Task instructions
Write the lines out again, from the top of the material to the line containing "906,0 900,7 878,7", pictures excluded.
[Start Information provided]
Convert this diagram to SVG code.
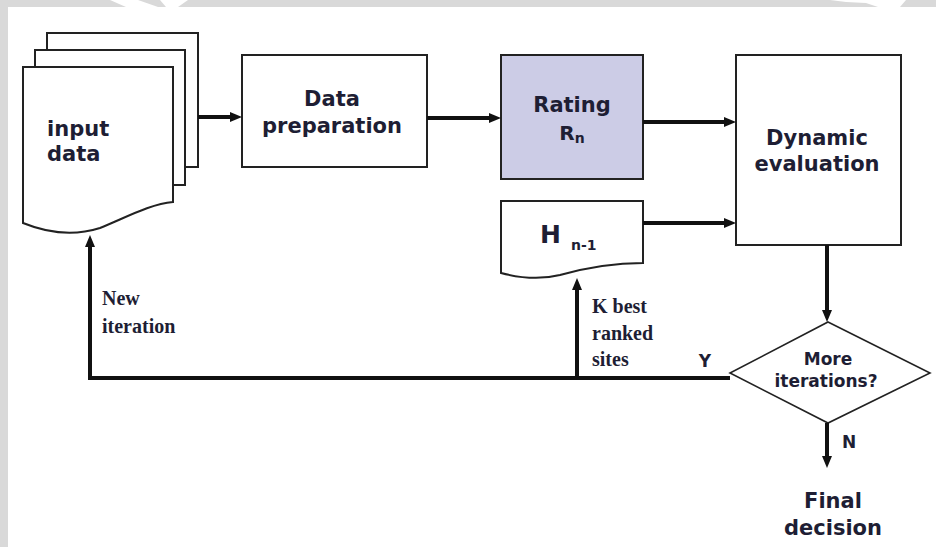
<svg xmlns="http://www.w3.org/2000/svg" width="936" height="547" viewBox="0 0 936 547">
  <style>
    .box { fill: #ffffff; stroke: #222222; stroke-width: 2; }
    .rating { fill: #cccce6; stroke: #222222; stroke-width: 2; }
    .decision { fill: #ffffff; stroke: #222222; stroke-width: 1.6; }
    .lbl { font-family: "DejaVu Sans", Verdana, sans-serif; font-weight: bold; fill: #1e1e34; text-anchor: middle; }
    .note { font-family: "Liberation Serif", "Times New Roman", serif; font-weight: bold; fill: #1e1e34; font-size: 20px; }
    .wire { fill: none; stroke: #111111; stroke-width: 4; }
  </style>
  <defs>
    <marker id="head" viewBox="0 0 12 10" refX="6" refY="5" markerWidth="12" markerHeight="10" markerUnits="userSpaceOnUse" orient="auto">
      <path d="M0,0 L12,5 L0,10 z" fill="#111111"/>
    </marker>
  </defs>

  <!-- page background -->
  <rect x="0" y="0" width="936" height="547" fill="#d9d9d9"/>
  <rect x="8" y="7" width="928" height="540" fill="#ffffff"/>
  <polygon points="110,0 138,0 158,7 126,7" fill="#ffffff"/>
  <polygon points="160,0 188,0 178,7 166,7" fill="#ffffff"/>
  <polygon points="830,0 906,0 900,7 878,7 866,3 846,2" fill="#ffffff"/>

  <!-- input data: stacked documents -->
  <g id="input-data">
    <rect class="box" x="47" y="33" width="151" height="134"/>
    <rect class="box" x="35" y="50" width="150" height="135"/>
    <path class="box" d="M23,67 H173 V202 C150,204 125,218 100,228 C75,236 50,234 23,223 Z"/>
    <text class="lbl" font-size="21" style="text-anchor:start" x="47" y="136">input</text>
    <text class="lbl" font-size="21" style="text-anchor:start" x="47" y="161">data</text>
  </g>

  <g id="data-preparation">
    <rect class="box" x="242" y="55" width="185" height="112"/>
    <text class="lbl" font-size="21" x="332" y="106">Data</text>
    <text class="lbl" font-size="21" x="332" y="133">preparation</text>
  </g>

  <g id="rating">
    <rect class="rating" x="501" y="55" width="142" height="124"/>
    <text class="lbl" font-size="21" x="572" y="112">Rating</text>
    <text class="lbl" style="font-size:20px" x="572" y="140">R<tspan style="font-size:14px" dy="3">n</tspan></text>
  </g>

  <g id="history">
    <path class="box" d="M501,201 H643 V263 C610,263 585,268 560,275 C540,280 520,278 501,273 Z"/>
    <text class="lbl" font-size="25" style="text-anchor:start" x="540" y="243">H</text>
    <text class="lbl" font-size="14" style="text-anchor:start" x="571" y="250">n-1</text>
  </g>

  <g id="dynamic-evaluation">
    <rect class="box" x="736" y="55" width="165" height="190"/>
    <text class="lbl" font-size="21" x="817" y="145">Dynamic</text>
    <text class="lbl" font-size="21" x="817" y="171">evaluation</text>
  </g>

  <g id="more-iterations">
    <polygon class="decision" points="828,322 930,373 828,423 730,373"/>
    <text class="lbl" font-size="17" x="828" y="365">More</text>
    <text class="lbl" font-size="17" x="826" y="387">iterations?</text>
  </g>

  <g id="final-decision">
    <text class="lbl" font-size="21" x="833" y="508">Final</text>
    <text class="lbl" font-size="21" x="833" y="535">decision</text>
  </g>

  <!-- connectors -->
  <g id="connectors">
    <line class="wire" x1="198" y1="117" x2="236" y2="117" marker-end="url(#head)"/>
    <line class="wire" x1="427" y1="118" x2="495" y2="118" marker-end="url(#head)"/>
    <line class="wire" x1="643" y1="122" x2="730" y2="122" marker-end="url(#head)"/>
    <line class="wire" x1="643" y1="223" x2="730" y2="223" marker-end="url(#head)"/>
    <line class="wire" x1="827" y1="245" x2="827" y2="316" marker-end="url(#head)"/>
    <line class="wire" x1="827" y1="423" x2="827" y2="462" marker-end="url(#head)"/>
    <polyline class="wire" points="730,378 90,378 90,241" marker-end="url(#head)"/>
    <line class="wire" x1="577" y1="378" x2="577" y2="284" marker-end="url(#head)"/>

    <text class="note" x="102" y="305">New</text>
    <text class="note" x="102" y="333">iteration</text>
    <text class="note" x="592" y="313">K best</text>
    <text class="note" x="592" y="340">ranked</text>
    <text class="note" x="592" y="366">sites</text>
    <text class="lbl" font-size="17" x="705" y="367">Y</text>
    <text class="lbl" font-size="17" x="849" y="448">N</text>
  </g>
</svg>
[End Information provided]
Worked solution
Convert this diagram to SVG code.
<svg xmlns="http://www.w3.org/2000/svg" width="936" height="547" viewBox="0 0 936 547">
  <style>
    .box { fill: #ffffff; stroke: #222222; stroke-width: 2; }
    .rating { fill: #cccce6; stroke: #222222; stroke-width: 2; }
    .decision { fill: #ffffff; stroke: #222222; stroke-width: 1.6; }
    .lbl { font-family: "DejaVu Sans", Verdana, sans-serif; font-weight: bold; fill: #1e1e34; text-anchor: middle; }
    .note { font-family: "Liberation Serif", "Times New Roman", serif; font-weight: bold; fill: #1e1e34; font-size: 20px; }
    .wire { fill: none; stroke: #111111; stroke-width: 4; }
  </style>
  <defs>
    <marker id="head" viewBox="0 0 12 10" refX="6" refY="5" markerWidth="12" markerHeight="10" markerUnits="userSpaceOnUse" orient="auto">
      <path d="M0,0 L12,5 L0,10 z" fill="#111111"/>
    </marker>
  </defs>

  <!-- page background -->
  <rect x="0" y="0" width="936" height="547" fill="#d9d9d9"/>
  <rect x="8" y="7" width="928" height="540" fill="#ffffff"/>
  <polygon points="110,0 138,0 158,7 126,7" fill="#ffffff"/>
  <polygon points="160,0 188,0 178,7 166,7" fill="#ffffff"/>
  <polygon points="830,0 906,0 900,7 878,7 866,3 846,2" fill="#ffffff"/>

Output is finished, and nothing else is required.